── AVAILABLE DATA
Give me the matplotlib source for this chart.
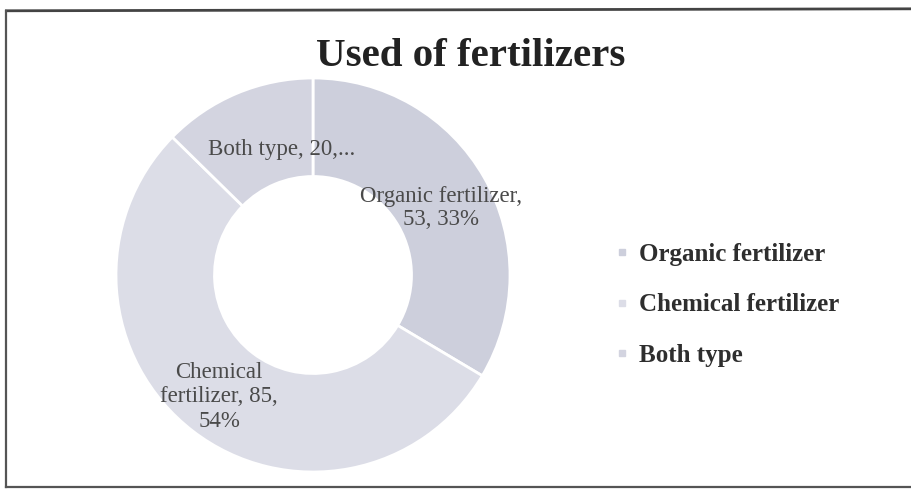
import numpy as np
import matplotlib
matplotlib.use("Agg")
import matplotlib.pyplot as plt
from matplotlib.lines import Line2D

# data
categories = ['Organic fertilizer', 'Chemical fertilizer', 'Both type']
counts = [53, 85, 20]
slice_labels = ['Organic fertilizer,\n53, 33%', 'Chemical\nfertilizer, 85,\n54%', 'Both type, 20,...']
colors = ['#cdcfdc', '#dcdde7', '#d3d4e0']

plt.rcParams['font.family'] = ['Liberation Serif', 'DejaVu Serif']

fig = plt.figure(figsize=(9.11, 4.9), dpi=100)
fig.patch.set_facecolor('white')

ax = fig.add_axes([116 / 911, 18 / 490, 394 / 911, 394 / 490])
wedges, _ = ax.pie(counts, colors=colors, startangle=90, counterclock=False,
                   radius=1.0, wedgeprops=dict(width=0.5, edgecolor='white', linewidth=2))
ax.set_xlim(-1, 1)
ax.set_ylim(-1, 1)
ax.set_aspect('equal')

# labels on the ring, at the middle angle of each slice
total = sum(counts)
start = 90.0
label_r = [0.75, 0.78, 0.64]
label_shift = [(0.0, -0.03), (0.0, 0.0), (0.09, 0.045)]
line_sp = [1.15, 1.22, 1.15]
for i, c in enumerate(counts):
    sweep = c / total * 360
    mid = np.deg2rad(start - sweep / 2)
    start -= sweep
    x = label_r[i] * np.cos(mid) + label_shift[i][0]
    y = label_r[i] * np.sin(mid) + label_shift[i][1]
    ax.text(x, y, slice_labels[i], ha='center', va='center', fontsize=16.5,
            color='#4a4a4a', linespacing=line_sp[i])

fig.text(0.517, 0.885, 'Used of fertilizers', ha='center', va='center',
         fontsize=29.5, fontweight='bold', color='#222222')

handles = [Line2D([], [], marker='s', linestyle='', markersize=4.5,
                  markerfacecolor=colors[i], markeredgecolor=colors[i]) for i in range(3)]
fig.legend(handles, categories, loc='center left', bbox_to_anchor=(0.651, 0.378),
           frameon=False, prop=dict(size=18, weight='bold'), labelcolor='#2e2e2e',
           handlelength=0.5, handletextpad=0.45, labelspacing=1.1)

# scanned frame around the chart
fig.add_artist(Line2D([0.007, 0.999], [0.978, 0.982], transform=fig.transFigure, color='#444444', lw=2))
fig.add_artist(Line2D([0.007, 0.007], [0.006, 0.978], transform=fig.transFigure, color='#555555', lw=1.6))
fig.add_artist(Line2D([0.007, 0.999], [0.006, 0.006], transform=fig.transFigure, color='#555555', lw=1.6))

fig.savefig('out.png', dpi=100)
────
TO DO:
Repeat only what lies between the start of the data and the end of the line containing "colors = ['#cdcfdc', '#dcdde7', '#d3d4e0']", exactly, with pictures left out.

RESPONSE:
Give me the matplotlib source for this chart.
import numpy as np
import matplotlib
matplotlib.use("Agg")
import matplotlib.pyplot as plt
from matplotlib.lines import Line2D

# data
categories = ['Organic fertilizer', 'Chemical fertilizer', 'Both type']
counts = [53, 85, 20]
slice_labels = ['Organic fertilizer,\n53, 33%', 'Chemical\nfertilizer, 85,\n54%', 'Both type, 20,...']
colors = ['#cdcfdc', '#dcdde7', '#d3d4e0']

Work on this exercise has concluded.